Entries with chart source code
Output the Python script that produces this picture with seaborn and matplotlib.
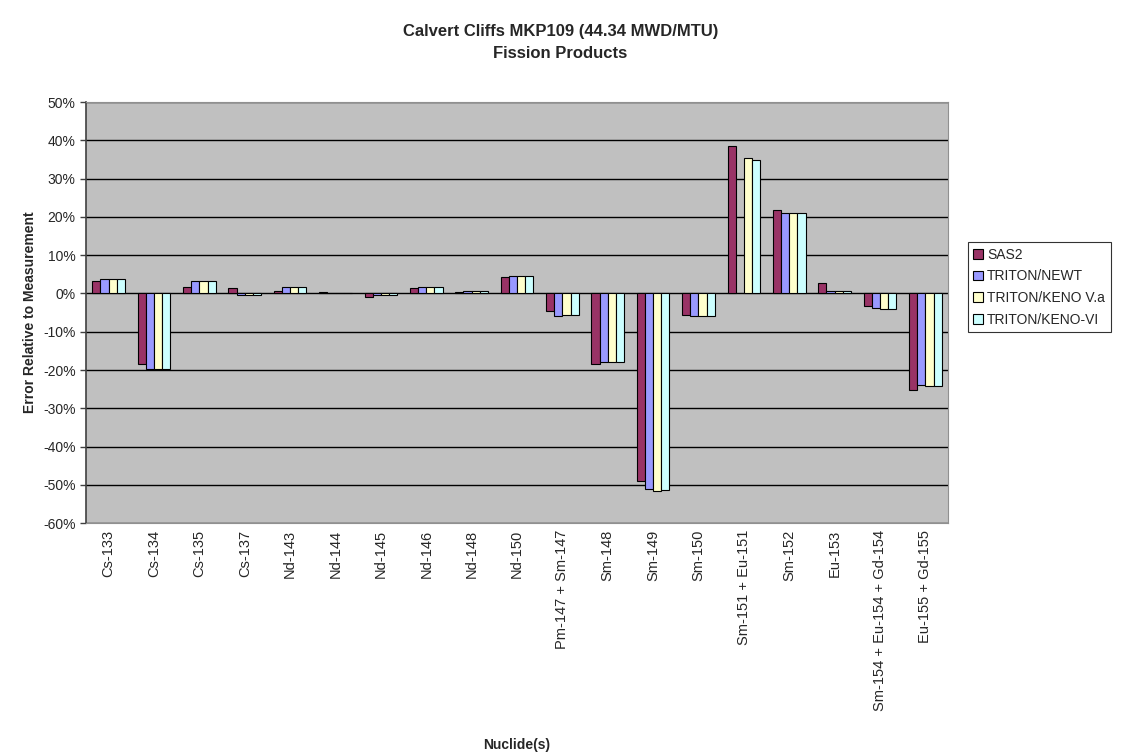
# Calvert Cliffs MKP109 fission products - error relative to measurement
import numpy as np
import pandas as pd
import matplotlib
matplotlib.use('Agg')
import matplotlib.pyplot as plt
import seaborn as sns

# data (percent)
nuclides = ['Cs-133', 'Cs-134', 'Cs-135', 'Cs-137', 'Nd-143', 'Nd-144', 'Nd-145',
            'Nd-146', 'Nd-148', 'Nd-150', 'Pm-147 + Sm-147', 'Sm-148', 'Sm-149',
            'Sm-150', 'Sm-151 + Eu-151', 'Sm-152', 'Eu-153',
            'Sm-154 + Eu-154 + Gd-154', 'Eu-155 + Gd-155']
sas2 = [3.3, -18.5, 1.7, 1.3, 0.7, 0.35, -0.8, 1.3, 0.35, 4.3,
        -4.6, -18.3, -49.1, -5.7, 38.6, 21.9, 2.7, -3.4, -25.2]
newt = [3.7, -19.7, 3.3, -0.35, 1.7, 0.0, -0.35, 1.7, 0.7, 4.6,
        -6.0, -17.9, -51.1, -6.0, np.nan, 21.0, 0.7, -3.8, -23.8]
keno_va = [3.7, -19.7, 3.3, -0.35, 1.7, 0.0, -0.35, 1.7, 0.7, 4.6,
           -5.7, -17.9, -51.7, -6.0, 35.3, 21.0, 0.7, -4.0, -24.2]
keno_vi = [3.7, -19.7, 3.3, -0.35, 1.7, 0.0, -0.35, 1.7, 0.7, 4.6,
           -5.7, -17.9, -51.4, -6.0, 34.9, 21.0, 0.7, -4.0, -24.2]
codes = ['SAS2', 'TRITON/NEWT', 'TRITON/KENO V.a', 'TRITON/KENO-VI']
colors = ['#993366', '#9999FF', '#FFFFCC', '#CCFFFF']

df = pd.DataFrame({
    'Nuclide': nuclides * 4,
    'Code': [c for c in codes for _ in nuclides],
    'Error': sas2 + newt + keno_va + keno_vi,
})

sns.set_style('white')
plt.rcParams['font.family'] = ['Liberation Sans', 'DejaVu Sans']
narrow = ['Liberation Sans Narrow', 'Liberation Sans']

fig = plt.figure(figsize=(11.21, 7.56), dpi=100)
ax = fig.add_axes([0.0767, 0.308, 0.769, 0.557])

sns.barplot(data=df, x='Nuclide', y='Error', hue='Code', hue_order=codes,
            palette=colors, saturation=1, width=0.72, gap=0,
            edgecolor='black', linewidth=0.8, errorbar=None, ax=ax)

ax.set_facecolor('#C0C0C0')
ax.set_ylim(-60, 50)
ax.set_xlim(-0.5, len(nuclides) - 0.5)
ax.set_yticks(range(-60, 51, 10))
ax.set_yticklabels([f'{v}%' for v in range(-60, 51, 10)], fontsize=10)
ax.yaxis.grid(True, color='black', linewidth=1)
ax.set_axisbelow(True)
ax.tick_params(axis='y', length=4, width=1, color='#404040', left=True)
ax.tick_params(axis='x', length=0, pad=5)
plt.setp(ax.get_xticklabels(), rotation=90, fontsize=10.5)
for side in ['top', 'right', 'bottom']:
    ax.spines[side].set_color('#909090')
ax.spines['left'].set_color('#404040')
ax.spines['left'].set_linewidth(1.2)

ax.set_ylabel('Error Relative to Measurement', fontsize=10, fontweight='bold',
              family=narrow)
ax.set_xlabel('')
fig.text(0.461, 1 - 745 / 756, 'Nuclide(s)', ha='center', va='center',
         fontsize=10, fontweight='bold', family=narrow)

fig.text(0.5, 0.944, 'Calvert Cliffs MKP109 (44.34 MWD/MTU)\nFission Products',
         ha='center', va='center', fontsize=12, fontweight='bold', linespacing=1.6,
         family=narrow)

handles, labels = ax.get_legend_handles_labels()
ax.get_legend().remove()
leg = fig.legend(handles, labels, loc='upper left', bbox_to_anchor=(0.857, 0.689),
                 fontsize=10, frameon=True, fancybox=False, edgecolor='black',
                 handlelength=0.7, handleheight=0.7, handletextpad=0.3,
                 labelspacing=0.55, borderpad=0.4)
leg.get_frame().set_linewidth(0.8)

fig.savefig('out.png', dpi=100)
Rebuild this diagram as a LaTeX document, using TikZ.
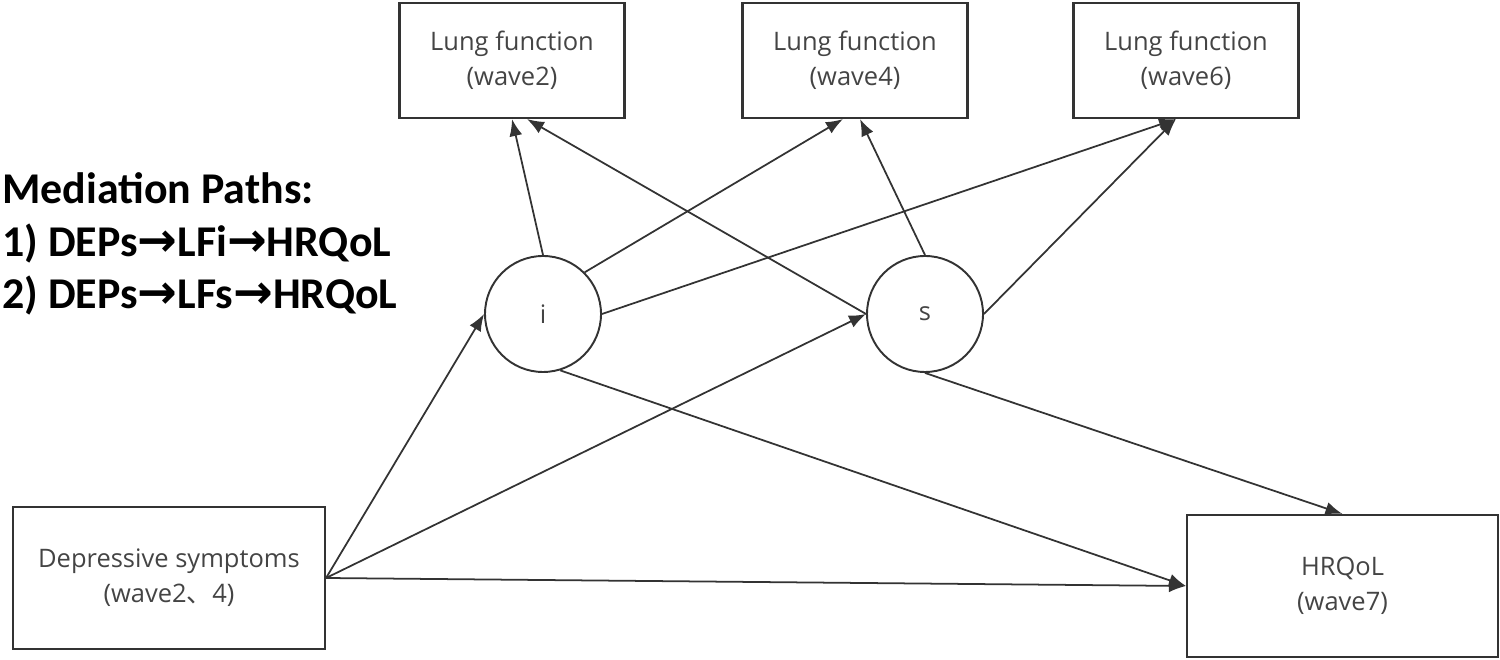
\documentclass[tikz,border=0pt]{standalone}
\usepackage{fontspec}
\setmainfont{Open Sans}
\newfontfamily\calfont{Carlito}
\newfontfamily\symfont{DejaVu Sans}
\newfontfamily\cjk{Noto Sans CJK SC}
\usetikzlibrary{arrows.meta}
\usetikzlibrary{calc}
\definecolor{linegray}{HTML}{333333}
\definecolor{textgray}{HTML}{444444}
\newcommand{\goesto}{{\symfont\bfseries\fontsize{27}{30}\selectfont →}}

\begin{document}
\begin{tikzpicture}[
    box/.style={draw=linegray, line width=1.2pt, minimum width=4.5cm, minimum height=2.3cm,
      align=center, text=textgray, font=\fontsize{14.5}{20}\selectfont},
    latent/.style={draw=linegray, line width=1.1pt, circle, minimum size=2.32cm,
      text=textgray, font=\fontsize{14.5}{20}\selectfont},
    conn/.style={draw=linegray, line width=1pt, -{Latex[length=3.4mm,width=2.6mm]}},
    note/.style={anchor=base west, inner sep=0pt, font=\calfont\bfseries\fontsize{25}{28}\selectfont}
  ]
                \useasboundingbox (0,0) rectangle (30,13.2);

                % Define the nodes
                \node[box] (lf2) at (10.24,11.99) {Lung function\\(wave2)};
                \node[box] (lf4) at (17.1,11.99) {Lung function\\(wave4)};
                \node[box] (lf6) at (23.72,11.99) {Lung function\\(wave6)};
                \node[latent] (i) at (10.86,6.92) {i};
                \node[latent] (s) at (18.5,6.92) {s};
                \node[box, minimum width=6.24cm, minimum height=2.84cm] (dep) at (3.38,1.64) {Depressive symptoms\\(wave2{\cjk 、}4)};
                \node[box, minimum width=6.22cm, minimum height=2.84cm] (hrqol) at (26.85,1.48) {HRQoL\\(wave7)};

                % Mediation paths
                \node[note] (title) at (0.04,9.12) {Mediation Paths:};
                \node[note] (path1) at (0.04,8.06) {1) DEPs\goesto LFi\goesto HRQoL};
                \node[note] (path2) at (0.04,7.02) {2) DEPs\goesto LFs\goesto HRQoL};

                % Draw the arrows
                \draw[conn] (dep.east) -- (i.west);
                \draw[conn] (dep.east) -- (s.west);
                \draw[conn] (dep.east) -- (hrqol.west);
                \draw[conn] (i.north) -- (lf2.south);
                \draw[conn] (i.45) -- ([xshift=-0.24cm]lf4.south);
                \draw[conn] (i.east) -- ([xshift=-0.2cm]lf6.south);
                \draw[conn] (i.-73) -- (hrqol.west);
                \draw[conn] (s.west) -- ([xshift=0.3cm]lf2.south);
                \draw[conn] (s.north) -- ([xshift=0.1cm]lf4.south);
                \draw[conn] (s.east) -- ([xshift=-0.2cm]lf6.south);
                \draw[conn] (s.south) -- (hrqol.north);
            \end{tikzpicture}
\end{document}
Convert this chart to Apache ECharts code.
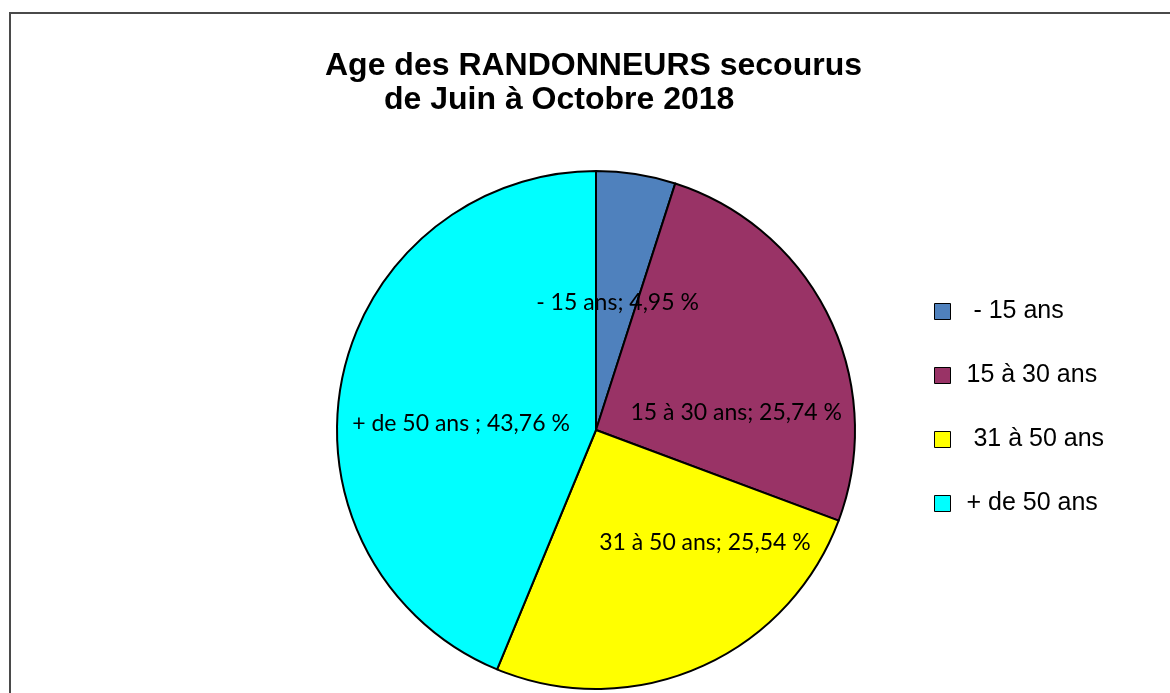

## Written request
Write out every line of the entries that holds the word "matplotlib".

## Correct result
Output the Python script that produces this picture with seaborn and matplotlib.
import matplotlib
matplotlib.use('Agg')
import matplotlib.pyplot as plt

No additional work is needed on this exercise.